**STATED GOAL:**
Beginning with the first line, set down every line through the one containing "function triples(xs, ys, es)", exactly as it appears, but not the pictures.
-=-=-=-=-
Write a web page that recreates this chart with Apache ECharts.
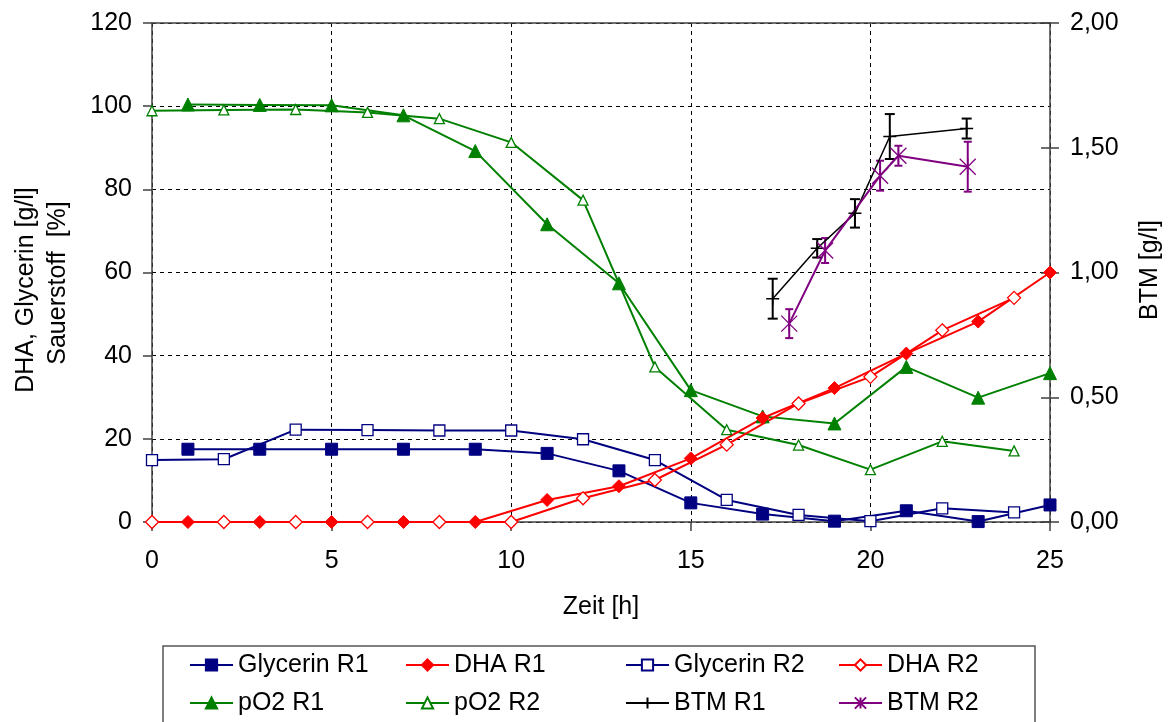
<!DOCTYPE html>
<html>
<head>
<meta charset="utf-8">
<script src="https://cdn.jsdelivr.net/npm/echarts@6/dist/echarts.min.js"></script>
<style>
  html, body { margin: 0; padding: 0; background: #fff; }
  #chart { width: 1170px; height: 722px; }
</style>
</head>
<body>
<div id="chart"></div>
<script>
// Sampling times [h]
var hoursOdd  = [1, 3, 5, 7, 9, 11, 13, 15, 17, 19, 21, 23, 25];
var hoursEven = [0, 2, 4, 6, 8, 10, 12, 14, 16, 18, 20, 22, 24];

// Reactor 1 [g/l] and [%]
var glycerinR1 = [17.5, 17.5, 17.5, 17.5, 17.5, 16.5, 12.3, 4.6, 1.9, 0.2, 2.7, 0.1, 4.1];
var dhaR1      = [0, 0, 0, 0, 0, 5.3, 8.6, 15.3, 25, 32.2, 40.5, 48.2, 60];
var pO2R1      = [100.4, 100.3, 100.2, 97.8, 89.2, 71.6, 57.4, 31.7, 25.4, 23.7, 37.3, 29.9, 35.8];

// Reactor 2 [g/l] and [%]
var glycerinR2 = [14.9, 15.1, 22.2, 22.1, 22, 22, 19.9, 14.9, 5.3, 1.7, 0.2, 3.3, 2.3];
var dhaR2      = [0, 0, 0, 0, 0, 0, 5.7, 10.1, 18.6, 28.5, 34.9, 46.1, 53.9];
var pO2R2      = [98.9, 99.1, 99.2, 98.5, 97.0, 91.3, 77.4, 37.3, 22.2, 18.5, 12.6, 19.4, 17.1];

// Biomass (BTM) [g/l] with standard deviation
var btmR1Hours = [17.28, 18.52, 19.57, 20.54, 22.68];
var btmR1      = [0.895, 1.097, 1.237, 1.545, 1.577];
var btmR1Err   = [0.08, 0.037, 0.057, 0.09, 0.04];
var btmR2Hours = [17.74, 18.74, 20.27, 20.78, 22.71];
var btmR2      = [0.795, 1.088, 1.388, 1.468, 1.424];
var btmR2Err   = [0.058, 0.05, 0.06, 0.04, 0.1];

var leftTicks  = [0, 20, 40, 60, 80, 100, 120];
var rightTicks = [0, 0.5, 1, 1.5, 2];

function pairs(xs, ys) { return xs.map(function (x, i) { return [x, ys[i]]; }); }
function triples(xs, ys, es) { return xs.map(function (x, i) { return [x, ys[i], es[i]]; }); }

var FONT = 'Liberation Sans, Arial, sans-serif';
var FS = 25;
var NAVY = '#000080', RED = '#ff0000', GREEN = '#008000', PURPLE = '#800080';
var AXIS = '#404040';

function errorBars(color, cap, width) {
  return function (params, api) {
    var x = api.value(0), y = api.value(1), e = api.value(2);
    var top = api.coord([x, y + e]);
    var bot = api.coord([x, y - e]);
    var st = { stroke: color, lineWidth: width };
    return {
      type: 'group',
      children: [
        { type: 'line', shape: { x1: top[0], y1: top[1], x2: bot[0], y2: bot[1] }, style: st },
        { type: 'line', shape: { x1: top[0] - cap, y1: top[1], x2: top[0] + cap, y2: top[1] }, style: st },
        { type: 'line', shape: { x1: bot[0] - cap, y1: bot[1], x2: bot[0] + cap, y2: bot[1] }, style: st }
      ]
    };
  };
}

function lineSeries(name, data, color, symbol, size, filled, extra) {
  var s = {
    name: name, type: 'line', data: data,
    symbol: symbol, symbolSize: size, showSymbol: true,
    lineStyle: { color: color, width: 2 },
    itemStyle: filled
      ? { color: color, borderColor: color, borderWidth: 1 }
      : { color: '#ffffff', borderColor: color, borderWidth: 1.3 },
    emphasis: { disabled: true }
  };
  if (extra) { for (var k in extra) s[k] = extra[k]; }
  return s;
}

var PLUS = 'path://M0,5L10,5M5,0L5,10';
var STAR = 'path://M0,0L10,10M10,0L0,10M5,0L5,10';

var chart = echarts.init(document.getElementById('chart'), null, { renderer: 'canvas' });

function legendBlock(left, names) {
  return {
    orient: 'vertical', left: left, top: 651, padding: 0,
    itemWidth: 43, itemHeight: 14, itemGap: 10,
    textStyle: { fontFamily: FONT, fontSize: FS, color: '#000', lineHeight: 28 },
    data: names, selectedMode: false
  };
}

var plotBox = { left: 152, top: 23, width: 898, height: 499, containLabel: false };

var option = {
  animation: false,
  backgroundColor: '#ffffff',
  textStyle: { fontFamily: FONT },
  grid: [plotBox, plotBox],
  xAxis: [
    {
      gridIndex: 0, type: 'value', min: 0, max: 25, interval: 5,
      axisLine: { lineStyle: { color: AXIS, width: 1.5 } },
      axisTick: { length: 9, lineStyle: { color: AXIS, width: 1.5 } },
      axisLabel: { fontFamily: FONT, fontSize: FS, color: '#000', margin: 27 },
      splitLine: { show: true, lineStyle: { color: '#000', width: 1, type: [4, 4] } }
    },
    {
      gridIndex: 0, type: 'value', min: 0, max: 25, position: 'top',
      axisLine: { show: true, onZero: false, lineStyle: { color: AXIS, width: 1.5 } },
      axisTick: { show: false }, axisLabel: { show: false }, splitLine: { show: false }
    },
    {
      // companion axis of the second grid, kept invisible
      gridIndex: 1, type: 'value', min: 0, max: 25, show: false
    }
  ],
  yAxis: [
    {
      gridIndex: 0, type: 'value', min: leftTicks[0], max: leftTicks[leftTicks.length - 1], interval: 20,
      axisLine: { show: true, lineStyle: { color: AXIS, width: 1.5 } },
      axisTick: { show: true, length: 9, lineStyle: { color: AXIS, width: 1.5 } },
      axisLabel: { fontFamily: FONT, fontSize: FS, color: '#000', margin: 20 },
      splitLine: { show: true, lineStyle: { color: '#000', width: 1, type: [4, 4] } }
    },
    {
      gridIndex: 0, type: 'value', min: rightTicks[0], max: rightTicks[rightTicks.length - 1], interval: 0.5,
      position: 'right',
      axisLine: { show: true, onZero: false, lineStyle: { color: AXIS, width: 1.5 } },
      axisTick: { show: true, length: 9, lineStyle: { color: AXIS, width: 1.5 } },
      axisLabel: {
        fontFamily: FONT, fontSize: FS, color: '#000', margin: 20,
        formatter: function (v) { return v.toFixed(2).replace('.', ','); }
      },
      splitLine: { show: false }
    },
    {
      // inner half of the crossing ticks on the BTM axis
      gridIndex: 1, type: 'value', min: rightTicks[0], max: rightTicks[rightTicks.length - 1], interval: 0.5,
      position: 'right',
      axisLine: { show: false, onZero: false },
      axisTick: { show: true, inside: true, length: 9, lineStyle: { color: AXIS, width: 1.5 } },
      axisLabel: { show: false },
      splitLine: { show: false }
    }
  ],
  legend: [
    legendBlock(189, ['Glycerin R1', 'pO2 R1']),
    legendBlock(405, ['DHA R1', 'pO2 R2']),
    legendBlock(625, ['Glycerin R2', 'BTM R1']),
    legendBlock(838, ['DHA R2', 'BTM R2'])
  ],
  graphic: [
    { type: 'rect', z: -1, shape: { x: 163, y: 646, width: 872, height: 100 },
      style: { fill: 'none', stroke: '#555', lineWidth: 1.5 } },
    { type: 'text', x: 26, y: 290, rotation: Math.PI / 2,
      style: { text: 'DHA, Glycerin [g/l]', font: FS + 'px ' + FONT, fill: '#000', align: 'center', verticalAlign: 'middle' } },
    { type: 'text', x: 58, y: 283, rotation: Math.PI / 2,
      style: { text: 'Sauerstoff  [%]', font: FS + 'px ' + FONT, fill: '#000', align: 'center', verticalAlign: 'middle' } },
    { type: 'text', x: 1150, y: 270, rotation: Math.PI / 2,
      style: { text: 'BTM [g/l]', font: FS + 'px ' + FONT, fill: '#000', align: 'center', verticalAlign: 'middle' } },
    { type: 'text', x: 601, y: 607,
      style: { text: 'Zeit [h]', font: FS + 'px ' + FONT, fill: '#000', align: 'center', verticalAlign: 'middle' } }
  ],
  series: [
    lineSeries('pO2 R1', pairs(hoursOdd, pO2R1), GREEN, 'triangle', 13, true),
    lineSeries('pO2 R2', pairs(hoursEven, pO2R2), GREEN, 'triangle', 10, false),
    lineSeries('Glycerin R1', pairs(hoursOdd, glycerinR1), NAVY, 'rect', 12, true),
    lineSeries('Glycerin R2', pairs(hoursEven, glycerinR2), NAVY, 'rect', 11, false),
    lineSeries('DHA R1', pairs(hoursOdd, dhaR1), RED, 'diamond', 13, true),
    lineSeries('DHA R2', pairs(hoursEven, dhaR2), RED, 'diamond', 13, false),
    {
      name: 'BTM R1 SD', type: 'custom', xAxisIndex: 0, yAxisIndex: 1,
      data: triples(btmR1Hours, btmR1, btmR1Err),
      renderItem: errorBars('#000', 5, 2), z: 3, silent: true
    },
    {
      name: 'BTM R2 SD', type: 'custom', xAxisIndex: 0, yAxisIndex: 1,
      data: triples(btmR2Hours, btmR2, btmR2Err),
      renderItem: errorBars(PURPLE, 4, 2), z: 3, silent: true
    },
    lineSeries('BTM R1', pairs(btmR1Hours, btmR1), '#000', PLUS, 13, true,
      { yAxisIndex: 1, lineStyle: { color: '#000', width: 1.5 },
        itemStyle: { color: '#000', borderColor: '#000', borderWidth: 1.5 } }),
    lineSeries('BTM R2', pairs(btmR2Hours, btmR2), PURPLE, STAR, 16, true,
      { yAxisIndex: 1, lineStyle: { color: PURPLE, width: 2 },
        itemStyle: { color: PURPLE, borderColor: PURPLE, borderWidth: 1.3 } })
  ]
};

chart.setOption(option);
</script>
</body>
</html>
-=-=-=-=-
**PROBLEM SOLUTION:**
Write a web page that recreates this chart with Apache ECharts.
<!DOCTYPE html>
<html>
<head>
<meta charset="utf-8">
<script src="https://cdn.jsdelivr.net/npm/echarts@6/dist/echarts.min.js"></script>
<style>
  html, body { margin: 0; padding: 0; background: #fff; }
  #chart { width: 1170px; height: 722px; }
</style>
</head>
<body>
<div id="chart"></div>
<script>
// Sampling times [h]
var hoursOdd  = [1, 3, 5, 7, 9, 11, 13, 15, 17, 19, 21, 23, 25];
var hoursEven = [0, 2, 4, 6, 8, 10, 12, 14, 16, 18, 20, 22, 24];

// Reactor 1 [g/l] and [%]
var glycerinR1 = [17.5, 17.5, 17.5, 17.5, 17.5, 16.5, 12.3, 4.6, 1.9, 0.2, 2.7, 0.1, 4.1];
var dhaR1      = [0, 0, 0, 0, 0, 5.3, 8.6, 15.3, 25, 32.2, 40.5, 48.2, 60];
var pO2R1      = [100.4, 100.3, 100.2, 97.8, 89.2, 71.6, 57.4, 31.7, 25.4, 23.7, 37.3, 29.9, 35.8];

// Reactor 2 [g/l] and [%]
var glycerinR2 = [14.9, 15.1, 22.2, 22.1, 22, 22, 19.9, 14.9, 5.3, 1.7, 0.2, 3.3, 2.3];
var dhaR2      = [0, 0, 0, 0, 0, 0, 5.7, 10.1, 18.6, 28.5, 34.9, 46.1, 53.9];
var pO2R2      = [98.9, 99.1, 99.2, 98.5, 97.0, 91.3, 77.4, 37.3, 22.2, 18.5, 12.6, 19.4, 17.1];

// Biomass (BTM) [g/l] with standard deviation
var btmR1Hours = [17.28, 18.52, 19.57, 20.54, 22.68];
var btmR1      = [0.895, 1.097, 1.237, 1.545, 1.577];
var btmR1Err   = [0.08, 0.037, 0.057, 0.09, 0.04];
var btmR2Hours = [17.74, 18.74, 20.27, 20.78, 22.71];
var btmR2      = [0.795, 1.088, 1.388, 1.468, 1.424];
var btmR2Err   = [0.058, 0.05, 0.06, 0.04, 0.1];

var leftTicks  = [0, 20, 40, 60, 80, 100, 120];
var rightTicks = [0, 0.5, 1, 1.5, 2];

function pairs(xs, ys) { return xs.map(function (x, i) { return [x, ys[i]]; }); }
function triples(xs, ys, es) { return xs.map(function (x, i) { return [x, ys[i], es[i]]; }); }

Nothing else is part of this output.